Ce que j'en retire, c'est que chaque moment est vécu par son lecteur. J'ai eu peur lorsque Joseph mourrait de peur. J'ai tremblée lorsque celui-ci subissait différentes horreurs. J'ai espéré lorsque l'espoir lui était donné. le roman de
Sophie Divry paraîtra à coup sûr parmi les plus belles et surprenantes lectures de ma vie de lectrice. Tout comme le personnage de Joseph a pu se frayer un chemin dans mon coeur pour le toucher profondément.
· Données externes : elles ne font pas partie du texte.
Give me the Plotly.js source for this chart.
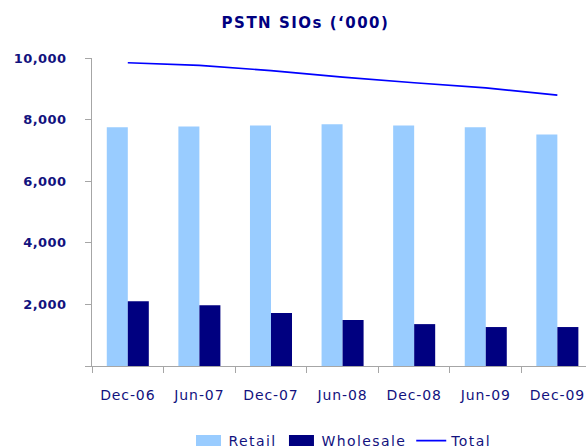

« Les heures passent, aucun médecin ne vient. Cet abandon me déchire plus que la douleur physique, il déçoit une attente profondément ancrée dans mon esprit. La détresse me submerge. C'est une souffrance atroce d'être ainsi abandonné, surtout quand on sait que derrière les portes, par-delà les coursives, au fond d'un autre couloir, il y a un médecin, une infirmerie, mais que ces gens ne seront pas prévenus. Je ne suis pas seulement battu en dehors de toute justice, mais laissé sans secours. J'aurais tellement besoin qu'on me porte assistance, que quelqu'un d'étranger à toute cette histoire vienne prendre mon pouls et faire les gestes convenus. J'attends en vain, blêmissant et tremblant, sans rien pour me couvrir. »
Je ne sais pas si j'ai réussi à vous convaincre de vous lancer à l'aveuglette dans ce roman, ce qui est sûre c'est que si ce n'est pas le cas, vous manquerez probablement l'une des lectures les plus bouleversantes d'humanité de votre vie.